The United States military ramped up airstrikes on ISIS positions near the Mosul Dam yesterday and today. The terrorist group has been in control of the Mosul Dam since routing Iraqi forces. Under the cover of U.S. air support, Iraqi and Kurdish Peshmerga forces have been fighting to retake the strategic target.

Militants are disputing claims of control, but an Iraqi military spokesman has said that an Iraqi flag has been raised at the dam. Lieutenant General Qassim al-Moussawi was quick to note that security forces were still sweeping the area for explosive traps, possibly left behind by ISIS militants.
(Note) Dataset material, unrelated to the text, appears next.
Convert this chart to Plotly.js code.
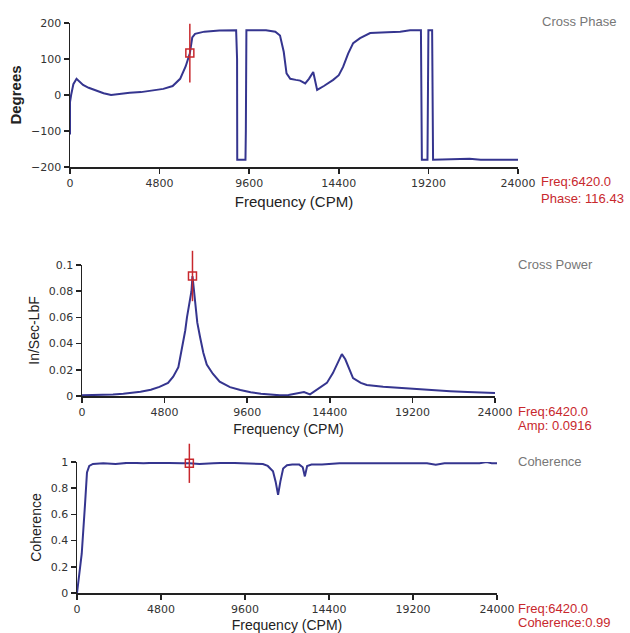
<!DOCTYPE html>
<html>
<head>
<meta charset="utf-8">
<script src="https://cdn.plot.ly/plotly-3.0.1.min.js"></script>
<style>html,body{margin:0;padding:0;background:#fff;}#chart{width:630px;height:633px;}</style>
</head>
<body>
<div id="chart"></div>
<script>
// ---- Data ----
var xTicks = [0, 4800, 9600, 14400, 19200, 24000];

var phaseFreq = [0, 0, 60, 180, 350, 500, 700, 1000, 1400, 1800, 2200, 2600, 3200, 3800, 4400, 5000, 5500, 5900, 6200, 6420, 6550, 6700, 7200, 8000, 8900, 8950, 8960, 9400, 9420, 9450, 10500, 11000, 11250, 11450, 11600, 11800, 12100, 12330, 12600, 12800, 13030, 13240, 13600, 14100, 14400, 14630, 14900, 15170, 15540, 16080, 17000, 17690, 18220, 18800, 18850, 19150, 19200, 19400, 19450, 20500, 21400, 22000, 24000];
var phaseDeg  = [-110, -20, 0, 30, 45, 38, 28, 20, 12, 5, 0, 3, 6, 8, 12, 17, 25, 45, 80, 116, 160, 170, 176, 179, 180, 100, -180, -180, -100, 180, 180, 176, 165, 120, 60, 45, 42, 40, 32, 45, 64, 14, 25, 42, 55, 78, 115, 144, 158, 172, 174, 176, 180, 180, -180, -180, 180, 180, -180, -178, -177, -180, -180];

var powerFreq = [0, 600, 1200, 1800, 2400, 3000, 3400, 4000, 4500, 5000, 5300, 5600, 5800, 6000, 6100, 6250, 6360, 6420, 6500, 6600, 6700, 6860, 7050, 7250, 7600, 8000, 8600, 9200, 9800, 10400, 11000, 11500, 12000, 12500, 12900, 13250, 13700, 14230, 14580, 14850, 15100, 15300, 15500, 15750, 16200, 16550, 17500, 18500, 19500, 20400, 21400, 22400, 23200, 24000];
var powerAmp  = [0.0005, 0.0006, 0.0008, 0.0012, 0.0018, 0.0025, 0.0033, 0.0048, 0.007, 0.01, 0.0147, 0.022, 0.035, 0.05, 0.06, 0.072, 0.08, 0.0916, 0.08, 0.068, 0.056, 0.045, 0.033, 0.024, 0.017, 0.011, 0.0068, 0.0046, 0.0028, 0.0018, 0.001, 0.0005, 0.0008, 0.0018, 0.003, 0.0012, 0.005, 0.01, 0.0175, 0.025, 0.032, 0.028, 0.021, 0.0137, 0.01, 0.0084, 0.007, 0.006, 0.005, 0.0042, 0.0036, 0.003, 0.0028, 0.0022];

var cohFreq = [0, 100, 270, 460, 570, 700, 910, 1500, 2200, 3000, 3800, 4500, 5200, 6000, 6420, 7000, 7800, 8600, 9400, 10200, 10620, 10900, 11200, 11350, 11490, 11620, 11780, 12000, 12300, 12700, 12900, 13020, 13150, 13400, 14000, 15000, 16000, 17000, 18000, 19000, 20000, 20500, 21000, 22000, 23000, 23400, 23700, 24000];
var cohVal  = [0.0, 0.12, 0.3, 0.68, 0.92, 0.97, 0.985, 0.99, 0.985, 0.995, 0.99, 0.995, 0.99, 0.99, 0.99, 0.985, 0.99, 0.995, 0.99, 0.99, 0.985, 0.97, 0.93, 0.85, 0.75, 0.85, 0.95, 0.975, 0.98, 0.98, 0.96, 0.89, 0.97, 0.98, 0.98, 0.99, 0.99, 0.99, 0.99, 0.985, 0.99, 0.98, 0.99, 0.99, 0.99, 1.0, 0.99, 0.99];

var cursorFreq = [6420];
var cursorPhase = [116.43];
var cursorAmp = [0.0916];
var cursorCoh = [0.99];

// ---- Styles ----
var lineColor = '#35358f';
var red = '#c8282d';
var tickFont = {family: 'DejaVu Sans, Arial, sans-serif', size: 11, color: '#333'};
var titleFontFamily = 'Liberation Sans, Arial, sans-serif';

function lineTrace(x, y, xa, ya) {
  return {x: x, y: y, xaxis: xa, yaxis: ya, type: 'scatter', mode: 'lines',
          line: {color: lineColor, width: 2}, hoverinfo: 'skip', showlegend: false};
}
function cursorTraces(x, y, xa, ya, len) {
  return [
    {x: x, y: y, xaxis: xa, yaxis: ya, type: 'scatter', mode: 'markers', cliponaxis: false,
     marker: {symbol: 'line-ns-open', size: len, color: red, line: {color: red, width: 1.5}}, showlegend: false, hoverinfo: 'skip'},
    {x: x, y: y, xaxis: xa, yaxis: ya, type: 'scatter', mode: 'markers', cliponaxis: false,
     marker: {symbol: 'square-open', size: 8, color: red, line: {color: red, width: 1.5}}, showlegend: false, hoverinfo: 'skip'}
  ];
}

var data = [lineTrace(phaseFreq, phaseDeg, 'x', 'y')]
  .concat(cursorTraces(cursorFreq, cursorPhase, 'x', 'y', 42))
  .concat([lineTrace(powerFreq, powerAmp, 'x2', 'y2')])
  .concat(cursorTraces(cursorFreq, cursorAmp, 'x2', 'y2', 36))
  .concat([lineTrace(cohFreq, cohVal, 'x3', 'y3')])
  .concat(cursorTraces(cursorFreq, cursorCoh, 'x3', 'y3', 28));

function xAxis(domain, anchor, size, standoff) {
  return {domain: domain, anchor: anchor, range: [0, 24000], tickvals: xTicks,
          ticktext: xTicks.map(String), showline: true, linecolor: '#222', linewidth: 1.5,
          ticks: 'outside', ticklen: 5, tickwidth: 1.5, tickcolor: '#222', showgrid: false,
          zeroline: false, tickfont: tickFont, fixedrange: true,
          title: {text: 'Frequency (CPM)', font: {family: titleFontFamily, size: size, color: '#222'}, standoff: standoff}};
}
function yAxis(domain, anchor, range, dtick, title, tfont, standoff) {
  return {domain: domain, anchor: anchor, range: range, dtick: dtick, tick0: range[0],
          showline: true, linecolor: '#222', linewidth: 1.5, ticks: 'outside', ticklen: 5,
          tickwidth: 1.5, tickcolor: '#222', showgrid: false, zeroline: false,
          tickfont: tickFont, fixedrange: true,
          title: {text: title, font: tfont, standoff: standoff}};
}

function ann(text, px, py, color, size) {
  return {text: text, x: px / 630, y: 1 - py / 633, xref: 'paper', yref: 'paper',
          xanchor: 'left', yanchor: 'middle', showarrow: false,
          font: {family: titleFontFamily, size: size, color: color}};
}

var layout = {
  width: 630, height: 633,
  margin: {l: 0, r: 0, t: 0, b: 0},
  paper_bgcolor: '#ffffff', plot_bgcolor: '#ffffff',
  showlegend: false,
  xaxis: xAxis([70/630, 518/630], 'y', 15, 8),
  yaxis: yAxis([1-167/633, 1-23/633], 'x', [-200, 200], 100, '<b>Degrees</b>',
               {family: titleFontFamily, size: 15, color: '#222'}, 6),
  xaxis2: xAxis([82/630, 495/630], 'y2', 14, 6),
  yaxis2: yAxis([1-396/633, 1-265/633], 'x2', [0, 0.1], 0.02, 'In/Sec-LbF',
               {family: titleFontFamily, size: 14, color: '#222'}, 6),
  xaxis3: xAxis([77/630, 497/630], 'y3', 14, 6),
  yaxis3: yAxis([1-593/633, 1-462/633], 'x3', [0, 1], 0.2, 'Coherence',
               {family: titleFontFamily, size: 14, color: '#222'}, 6),
  annotations: [
    ann('Cross Phase', 540, 22, '#777', 13),
    ann('Freq:' + cursorFreq[0].toFixed(1), 539, 182, red, 13),
    ann('Phase: ' + cursorPhase[0].toFixed(2), 539, 199, red, 13),
    ann('Cross Power', 516, 264, '#777', 13),
    ann('Freq:' + cursorFreq[0].toFixed(1), 516, 411, red, 13),
    ann('Amp: ' + cursorAmp[0].toFixed(4), 516, 426, red, 13),
    ann('Coherence', 516, 461, '#777', 13),
    ann('Freq:' + cursorFreq[0].toFixed(1), 516, 608, red, 13),
    ann('Coherence:' + cursorCoh[0].toFixed(2), 516, 622, red, 13)
  ]
};

Plotly.newPlot('chart', data, layout, {displayModeBar: false, staticPlot: true});
</script>
</body>
</html>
”Some of the dam facilities have not been cleared yet. But what is important is that the security forces have arrived at the dam and they were able to capture the dam and conduct a full check around it to make sure that it’s empty of bombs and explosive charges. The Iraqi flag has been raised on the dam this morning.”

ISIS was quick to hit back at the claim, calling it mere propaganda. What isn’t propaganda is the uptick in air strikes against the group. The United States has shifted from supporting Mt. Sinjar rescue operations to an offensive role in supporting Iraqi and Kurdish forces.

U.S. Central Command said that the strikes destroyed three ISIS armed vehicles, an anti-aircraft emplacement and a possible IED. ISIS checkpoints were also hit. No U.S. aircraft were damaged in the strikes, and all exited the area safely.

A RAND Corporation senior advisor Rick Brennan said this was the beginning of more reasoned strikes against ISIS in Iraq.

“The earlier argument that the president was making about the humanitarian mission and the limited assistance that we’d be giving I think was unrealistic given the type of assistance that the Iraqis need. And so, at this point in time, what the Iraqis need is assistance in trying to help in doing the operational planning and the integration of air and ground capabilities to try to move back ISIL. We need a strategic approach as to how we’re going to engage, how our western allies will engage, as well as the nations in the region will engage to turn back ISIL.”

While the situation may seem like mission creep for U.S. forces, the air strikes have blunted ISIS advances in Iraq. Irbil is no longer under threat of attack. And if ISIS is using captured Iraqi equipment in the open, U.S. warplanes are there to strike. The moves will likely force the group back into the relative cover of urban areas such as Mosul and other captured towns.

Public opinion is mixed on the how far the intervention goes. President Obama has assured the public no ground forces will be involved, but the number of military advisors has already breached 1,000. Undoubtedly the group needs to be stopped. Not only does it pose a regional threat, its social media capability is making it a global threat.